*DO THIS*. Begin with the first line of the material and write out each line exactly, ending with the line that contains "const CANVAS_H = 499;". Pictures are not part of the copy.

-.-.-

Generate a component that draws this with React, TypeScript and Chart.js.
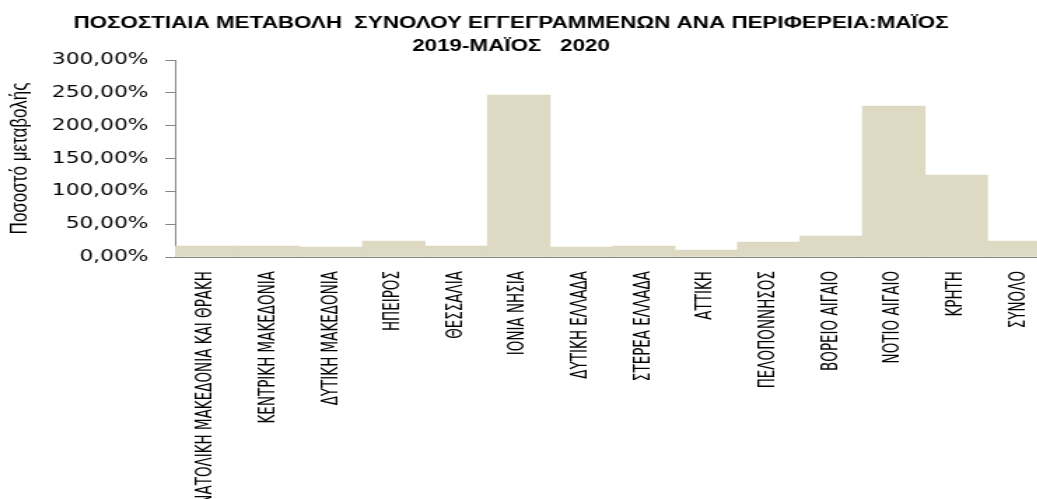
import React, { useEffect, useRef } from 'react';
import { Chart, registerables } from 'chart.js';

Chart.register(...registerables);

const TITLE_LINES = [
  'ΠΟΣΟΣΤΙΑΙΑ ΜΕΤΑΒΟΛΗ  ΣΥΝΟΛΟΥ ΕΓΓΕΓΡΑΜΜΕΝΩΝ ΑΝΑ ΠΕΡΙΦΕΡΕΙΑ:ΜΑΪΟΣ',
  '2019-ΜΑΪΟΣ   2020',
];
const Y_TITLE = 'Ποσοστό μεταβολής';

const REGIONS = [
  'ΑΝΑΤΟΛΙΚΗ ΜΑΚΕΔΟΝΙΑ ΚΑΙ ΘΡΑΚΗ',
  'ΚΕΝΤΡΙΚΗ ΜΑΚΕΔΟΝΙΑ',
  'ΔΥΤΙΚΗ ΜΑΚΕΔΟΝΙΑ',
  'ΗΠΕΙΡΟΣ',
  'ΘΕΣΣΑΛΙΑ',
  'ΙΟΝΙΑ ΝΗΣΙΑ',
  'ΔΥΤΙΚΗ ΕΛΛΑΔΑ',
  'ΣΤΕΡΕΑ ΕΛΛΑΔΑ',
  'ΑΤΤΙΚΗ',
  'ΠΕΛΟΠΟΝΝΗΣΟΣ',
  'ΒΟΡΕΙΟ ΑΙΓΑΙΟ',
  'ΝΟΤΙΟ ΑΙΓΑΙΟ',
  'ΚΡΗΤΗ',
  'ΣΥΝΟΛΟ',
];

const CHANGE_PCT = [16.8, 16.8, 15.2, 24.4, 16.8, 246.7, 15.2, 16.8, 10.7, 22.8, 32.0, 230.0, 124.9, 24.4];

const Y_MIN = 0;
const Y_MAX = 300;
const Y_STEP = 50;

// Reference image is horizontally stretched; render narrow canvas and stretch via CSS.
const STRETCH = 1.4;
const CANVAS_W = 760;
const CANVAS_H = 499;

const titlePlugin = {
  id: 'customTitle',
  afterDraw(chart: any) {
    const ctx = chart.ctx;
    ctx.save();
    ctx.fillStyle = '#000';
    ctx.textAlign = 'center';
    ctx.textBaseline = 'middle';
    ctx.font = 'bold 16px "Liberation Sans", Arial, sans-serif';
    const cx = 511 / STRETCH;
    ctx.fillText(TITLE_LINES[0], cx, 23.5);
    ctx.fillText(TITLE_LINES[1], cx, 46.5);
    ctx.restore();
  },
};

export default function App() {
  const ref = useRef<HTMLCanvasElement | null>(null);

  useEffect(() => {
    if (!ref.current) return;
    const chart = new Chart(ref.current, {
      type: 'bar',
      data: {
        labels: REGIONS,
        datasets: [
          {
            label: Y_TITLE,
            data: CHANGE_PCT,
            backgroundColor: '#ddd9c3',
            borderWidth: 0,
            categoryPercentage: 1,
            barPercentage: 1,
          },
        ],
      },
      plugins: [titlePlugin],
      options: {
        responsive: false,
        animation: false,
        devicePixelRatio: 1,
        layout: { padding: { top: 60, right: 8.6, left: 0, bottom: 0 } },
        plugins: {
          legend: { display: false },
          title: { display: false },
          tooltip: { enabled: false },
        },
        scales: {
          x: {
            afterFit: (s: any) => {
              s.height = CANVAS_H - 257;
            },
            grid: { display: false, drawTicks: false, tickLength: 0 },
            border: { display: true, color: '#868686', width: 1 },
            ticks: {
              autoSkip: false,
              minRotation: 90,
              maxRotation: 90,
              padding: 14,
              color: '#000',
              font: { family: '"Liberation Sans Narrow", "DejaVu Sans Condensed", "Liberation Sans", sans-serif', size: 15 },
            },
          },
          y: {
            min: Y_MIN,
            max: Y_MAX,
            afterFit: (s: any) => {
              s.width = 125;
            },
            grid: { drawOnChartArea: false, drawTicks: true, tickLength: 7, color: '#868686' },
            border: { display: true, color: '#868686', width: 1 },
            ticks: {
              stepSize: Y_STEP,
              padding: 12,
              color: '#000',
              font: { family: '"DejaVu Sans", sans-serif', size: 15.5 },
              callback: (v: any) => Number(v).toFixed(2).replace('.', ',') + '%',
            },
            title: {
              display: true,
              text: Y_TITLE,
              color: '#000',
              padding: { top: 4, bottom: 0 },
              font: { family: '"Liberation Sans Narrow", "Liberation Sans", sans-serif', size: 17 },
            },
          },
        },
      },
    });
    return () => chart.destroy();
  }, []);

  return (
    <div
      style={{
        position: 'fixed',
        left: 0,
        top: 0,
        width: 1037,
        height: 499,
        overflow: 'hidden',
        background: '#fff',
      }}
    >
      <canvas
        ref={ref}
        width={CANVAS_W}
        height={CANVAS_H}
        style={{ width: `${CANVAS_W * STRETCH}px`, height: `${CANVAS_H}px`, display: 'block' }}
      />
    </div>
  );
}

-.-.-

*CORRECT ANSWER*.
Generate a component that draws this with React, TypeScript and Chart.js.
import React, { useEffect, useRef } from 'react';
import { Chart, registerables } from 'chart.js';

Chart.register(...registerables);

const TITLE_LINES = [
  'ΠΟΣΟΣΤΙΑΙΑ ΜΕΤΑΒΟΛΗ  ΣΥΝΟΛΟΥ ΕΓΓΕΓΡΑΜΜΕΝΩΝ ΑΝΑ ΠΕΡΙΦΕΡΕΙΑ:ΜΑΪΟΣ',
  '2019-ΜΑΪΟΣ   2020',
];
const Y_TITLE = 'Ποσοστό μεταβολής';

const REGIONS = [
  'ΑΝΑΤΟΛΙΚΗ ΜΑΚΕΔΟΝΙΑ ΚΑΙ ΘΡΑΚΗ',
  'ΚΕΝΤΡΙΚΗ ΜΑΚΕΔΟΝΙΑ',
  'ΔΥΤΙΚΗ ΜΑΚΕΔΟΝΙΑ',
  'ΗΠΕΙΡΟΣ',
  'ΘΕΣΣΑΛΙΑ',
  'ΙΟΝΙΑ ΝΗΣΙΑ',
  'ΔΥΤΙΚΗ ΕΛΛΑΔΑ',
  'ΣΤΕΡΕΑ ΕΛΛΑΔΑ',
  'ΑΤΤΙΚΗ',
  'ΠΕΛΟΠΟΝΝΗΣΟΣ',
  'ΒΟΡΕΙΟ ΑΙΓΑΙΟ',
  'ΝΟΤΙΟ ΑΙΓΑΙΟ',
  'ΚΡΗΤΗ',
  'ΣΥΝΟΛΟ',
];

const CHANGE_PCT = [16.8, 16.8, 15.2, 24.4, 16.8, 246.7, 15.2, 16.8, 10.7, 22.8, 32.0, 230.0, 124.9, 24.4];

const Y_MIN = 0;
const Y_MAX = 300;
const Y_STEP = 50;

// Reference image is horizontally stretched; render narrow canvas and stretch via CSS.
const STRETCH = 1.4;
const CANVAS_W = 760;
const CANVAS_H = 499;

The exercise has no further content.